WRITTEN EXERCISE. The entries below should be given again exactly, minus their pictures.

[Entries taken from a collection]
--- BEGIN ---

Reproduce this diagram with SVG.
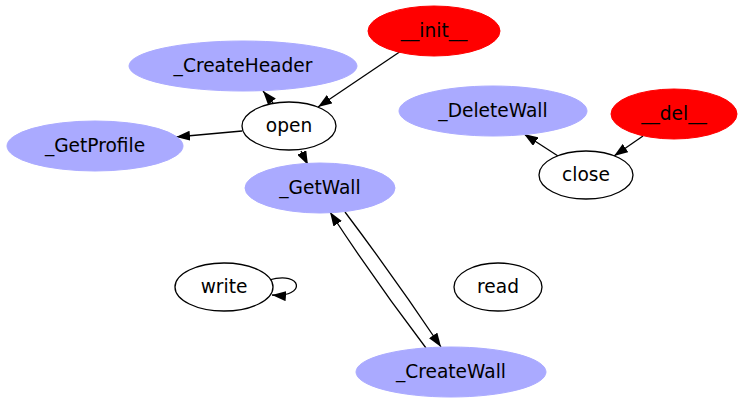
<svg xmlns="http://www.w3.org/2000/svg" width="744" height="403" viewBox="0 0 744 403">
<style>
.blue{fill:#aaaaff;stroke:#aaaaff;stroke-width:1}
.red{fill:#ff0000;stroke:#ff0000;stroke-width:1}
.plain{fill:#ffffff;stroke:#000000;stroke-width:1.3}
text{font-family:"DejaVu Sans","Liberation Sans",sans-serif;font-size:18.6px;text-anchor:middle;fill:#000000}
.edge{fill:none;stroke:#000000;stroke-width:1.3;marker-end:url(#arr)}
</style>
<defs>
<marker id="arr" markerUnits="userSpaceOnUse" markerWidth="14" markerHeight="10" refX="14" refY="5" orient="auto">
<path d="M0,0 L14,5 L0,10 z" fill="#000000"/>
</marker>
</defs>
<rect width="744" height="403" fill="#ffffff"/>
<g id="connectors">
<path class="edge" d="M401,51 L318,107"/>
<path class="edge" d="M273,103 L263,91"/>
<path class="edge" d="M242,131 L176,137"/>
<path class="edge" d="M301,151 L308,165"/>
<path class="edge" d="M558,156 L524,134"/>
<path class="edge" d="M643,136 L614,156"/>
<path class="edge" d="M426,348 Q375,281 330,212"/>
<path class="edge" d="M345,212 Q394,277 441,347"/>
<path class="edge" d="M269,280 C303,270 307,298 272,295"/>
</g>
<g id="init"><ellipse class="red" cx="434" cy="31" rx="66" ry="25"/><text x="434" y="37">__init__</text></g>
<g id="CreateHeader"><ellipse class="blue" cx="243" cy="66" rx="114" ry="25"/><text x="243" y="72">_CreateHeader</text></g>
<g id="open"><ellipse class="plain" cx="289" cy="126" rx="47" ry="24"/><text x="289" y="132">open</text></g>
<g id="GetProfile"><ellipse class="blue" cx="95" cy="146" rx="88" ry="25"/><text x="95" y="152">_GetProfile</text></g>
<g id="GetWall"><ellipse class="blue" cx="320" cy="188" rx="75" ry="25"/><text x="320" y="194">_GetWall</text></g>
<g id="DeleteWall"><ellipse class="blue" cx="493" cy="111" rx="94" ry="25"/><text x="493" y="117">_DeleteWall</text></g>
<g id="del"><ellipse class="red" cx="674" cy="114" rx="63" ry="25"/><text x="674" y="120">__del__</text></g>
<g id="close"><ellipse class="plain" cx="586" cy="175" rx="47" ry="24"/><text x="586" y="181">close</text></g>
<g id="write"><ellipse class="plain" cx="224" cy="287" rx="49" ry="24"/><text x="224" y="293">write</text></g>
<g id="read"><ellipse class="plain" cx="498" cy="287" rx="44" ry="24"/><text x="498" y="293">read</text></g>
<g id="CreateWall"><ellipse class="blue" cx="451" cy="372" rx="95" ry="25"/><text x="451" y="378">_CreateWall</text></g>
</svg>
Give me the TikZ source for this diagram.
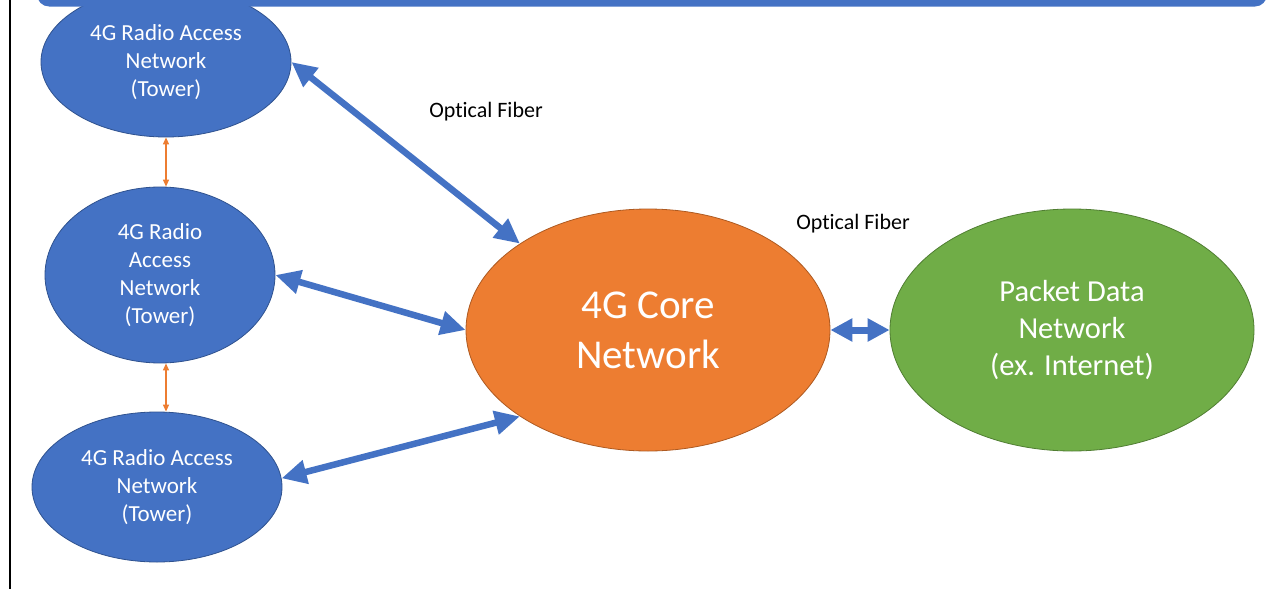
\documentclass[tikz,border=0pt]{standalone}
\usepackage{fontspec}
\setmainfont{Carlito}[Ligatures=NoCommon]
\usepackage{tikz}
\usetikzlibrary{arrows.meta,positioning,shapes.geometric,calc}
\usepackage{xcolor}
\definecolor{ranblue}{RGB}{68,114,196}
\definecolor{ranedge}{RGB}{47,82,143}
\definecolor{coreorange}{RGB}{237,125,49}
\definecolor{coreedge}{RGB}{174,90,33}
\definecolor{pdngreen}{RGB}{112,173,71}
\definecolor{pdnedge}{RGB}{80,126,50}
\tikzset{
  rannode/.style={ellipse,draw=ranedge,fill=ranblue,line width=0.8pt,minimum width=250pt,minimum height=150pt,
    align=center,inner sep=0pt,text=white,font=\fontsize{23}{28}\selectfont},
  corenode/.style={rannode,draw=coreedge,fill=coreorange,minimum width=364pt,minimum height=242pt,
    font=\fontsize{41}{50}\selectfont},
  pdnnode/.style={corenode,draw=pdnedge,fill=pdngreen,font=\fontsize{30.5}{37}\selectfont},
  fiber/.style={{Triangle[length=25pt,width=23pt]}-{Triangle[length=25pt,width=23pt]},line width=6.5pt,draw=ranblue},
  shortfiber/.style={{Triangle[length=22pt,width=22pt]}-{Triangle[length=22pt,width=22pt]},line width=7pt,draw=ranblue},
  xlink/.style={{Triangle[length=7pt,width=6pt]}-{Triangle[length=7pt,width=6pt]},line width=1.2pt,draw=coreorange},
  labelnote/.style={font=\fontsize{22}{26}\selectfont,inner sep=0pt,text=black}
}
\begin{document}
\begin{tikzpicture}[x=1pt,y=-1pt]
  \useasboundingbox (0,0) rectangle (1283,589);
  \fill[white] (0,0) rectangle (1283,589);
  \node[rannode] (ran1) at (166,62) {4G Radio Access\\Network\\(Tower)};
  \node[rannode,minimum width=230pt,minimum height=176pt] (ran2) at (160,275) {4G Radio\\Access\\Network\\(Tower)};
  \node[rannode] (ran3) at (157,487) {4G Radio Access\\Network\\(Tower)};
  \node[corenode] (core) at (648,330) {4G Core\\Network};
  \node[pdnnode] (pdn) at (1072,330) {Packet Data\\Network\\(ex. Internet)};
  \node[labelnote] (fib1) at (486,112) {Optical Fiber};
  \node[labelnote] (fib2) at (853,224) {Optical Fiber};
  % links
  \draw[fiber] (ran1.east) -- (core.146);
  \draw[fiber] (ran2.east) -- (core.west);
  \draw[fiber] (ran3.4) -- (core.214);
  \draw[shortfiber] (core.east) -- (pdn.west);
  \draw[xlink] (ran1.south) -- (ran1.south |- ran2.north);
  \draw[xlink] (ran2.south -| ran1.south) -- (ran3.north -| ran1.south);
  % frame
  \fill[ranblue,rounded corners=12pt] (37,-40) rectangle (1267,6.5);
  \draw[line width=2pt] (10,0) -- (10,589);
\end{tikzpicture}
\end{document}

--- END ---

COMPLETED TASK.
Reproduce this diagram with SVG.
<svg xmlns="http://www.w3.org/2000/svg" width="744" height="403" viewBox="0 0 744 403">
<style>
.blue{fill:#aaaaff;stroke:#aaaaff;stroke-width:1}
.red{fill:#ff0000;stroke:#ff0000;stroke-width:1}
.plain{fill:#ffffff;stroke:#000000;stroke-width:1.3}
text{font-family:"DejaVu Sans","Liberation Sans",sans-serif;font-size:18.6px;text-anchor:middle;fill:#000000}
.edge{fill:none;stroke:#000000;stroke-width:1.3;marker-end:url(#arr)}
</style>
<defs>
<marker id="arr" markerUnits="userSpaceOnUse" markerWidth="14" markerHeight="10" refX="14" refY="5" orient="auto">
<path d="M0,0 L14,5 L0,10 z" fill="#000000"/>
</marker>
</defs>
<rect width="744" height="403" fill="#ffffff"/>
<g id="connectors">
<path class="edge" d="M401,51 L318,107"/>
<path class="edge" d="M273,103 L263,91"/>
<path class="edge" d="M242,131 L176,137"/>
<path class="edge" d="M301,151 L308,165"/>
<path class="edge" d="M558,156 L524,134"/>
<path class="edge" d="M643,136 L614,156"/>
<path class="edge" d="M426,348 Q375,281 330,212"/>
<path class="edge" d="M345,212 Q394,277 441,347"/>
<path class="edge" d="M269,280 C303,270 307,298 272,295"/>
</g>
<g id="init"><ellipse class="red" cx="434" cy="31" rx="66" ry="25"/><text x="434" y="37">__init__</text></g>
<g id="CreateHeader"><ellipse class="blue" cx="243" cy="66" rx="114" ry="25"/><text x="243" y="72">_CreateHeader</text></g>
<g id="open"><ellipse class="plain" cx="289" cy="126" rx="47" ry="24"/><text x="289" y="132">open</text></g>
<g id="GetProfile"><ellipse class="blue" cx="95" cy="146" rx="88" ry="25"/><text x="95" y="152">_GetProfile</text></g>
<g id="GetWall"><ellipse class="blue" cx="320" cy="188" rx="75" ry="25"/><text x="320" y="194">_GetWall</text></g>
<g id="DeleteWall"><ellipse class="blue" cx="493" cy="111" rx="94" ry="25"/><text x="493" y="117">_DeleteWall</text></g>
<g id="del"><ellipse class="red" cx="674" cy="114" rx="63" ry="25"/><text x="674" y="120">__del__</text></g>
<g id="close"><ellipse class="plain" cx="586" cy="175" rx="47" ry="24"/><text x="586" y="181">close</text></g>
<g id="write"><ellipse class="plain" cx="224" cy="287" rx="49" ry="24"/><text x="224" y="293">write</text></g>
<g id="read"><ellipse class="plain" cx="498" cy="287" rx="44" ry="24"/><text x="498" y="293">read</text></g>
<g id="CreateWall"><ellipse class="blue" cx="451" cy="372" rx="95" ry="25"/><text x="451" y="378">_CreateWall</text></g>
</svg>
Give me the TikZ source for this diagram.
\documentclass[tikz,border=0pt]{standalone}
\usepackage{fontspec}
\setmainfont{Carlito}[Ligatures=NoCommon]
\usepackage{tikz}
\usetikzlibrary{arrows.meta,positioning,shapes.geometric,calc}
\usepackage{xcolor}
\definecolor{ranblue}{RGB}{68,114,196}
\definecolor{ranedge}{RGB}{47,82,143}
\definecolor{coreorange}{RGB}{237,125,49}
\definecolor{coreedge}{RGB}{174,90,33}
\definecolor{pdngreen}{RGB}{112,173,71}
\definecolor{pdnedge}{RGB}{80,126,50}
\tikzset{
  rannode/.style={ellipse,draw=ranedge,fill=ranblue,line width=0.8pt,minimum width=250pt,minimum height=150pt,
    align=center,inner sep=0pt,text=white,font=\fontsize{23}{28}\selectfont},
  corenode/.style={rannode,draw=coreedge,fill=coreorange,minimum width=364pt,minimum height=242pt,
    font=\fontsize{41}{50}\selectfont},
  pdnnode/.style={corenode,draw=pdnedge,fill=pdngreen,font=\fontsize{30.5}{37}\selectfont},
  fiber/.style={{Triangle[length=25pt,width=23pt]}-{Triangle[length=25pt,width=23pt]},line width=6.5pt,draw=ranblue},
  shortfiber/.style={{Triangle[length=22pt,width=22pt]}-{Triangle[length=22pt,width=22pt]},line width=7pt,draw=ranblue},
  xlink/.style={{Triangle[length=7pt,width=6pt]}-{Triangle[length=7pt,width=6pt]},line width=1.2pt,draw=coreorange},
  labelnote/.style={font=\fontsize{22}{26}\selectfont,inner sep=0pt,text=black}
}
\begin{document}
\begin{tikzpicture}[x=1pt,y=-1pt]
  \useasboundingbox (0,0) rectangle (1283,589);
  \fill[white] (0,0) rectangle (1283,589);
  \node[rannode] (ran1) at (166,62) {4G Radio Access\\Network\\(Tower)};
  \node[rannode,minimum width=230pt,minimum height=176pt] (ran2) at (160,275) {4G Radio\\Access\\Network\\(Tower)};
  \node[rannode] (ran3) at (157,487) {4G Radio Access\\Network\\(Tower)};
  \node[corenode] (core) at (648,330) {4G Core\\Network};
  \node[pdnnode] (pdn) at (1072,330) {Packet Data\\Network\\(ex. Internet)};
  \node[labelnote] (fib1) at (486,112) {Optical Fiber};
  \node[labelnote] (fib2) at (853,224) {Optical Fiber};
  % links
  \draw[fiber] (ran1.east) -- (core.146);
  \draw[fiber] (ran2.east) -- (core.west);
  \draw[fiber] (ran3.4) -- (core.214);
  \draw[shortfiber] (core.east) -- (pdn.west);
  \draw[xlink] (ran1.south) -- (ran1.south |- ran2.north);
  \draw[xlink] (ran2.south -| ran1.south) -- (ran3.north -| ran1.south);
  % frame
  \fill[ranblue,rounded corners=12pt] (37,-40) rectangle (1267,6.5);
  \draw[line width=2pt] (10,0) -- (10,589);
\end{tikzpicture}
\end{document}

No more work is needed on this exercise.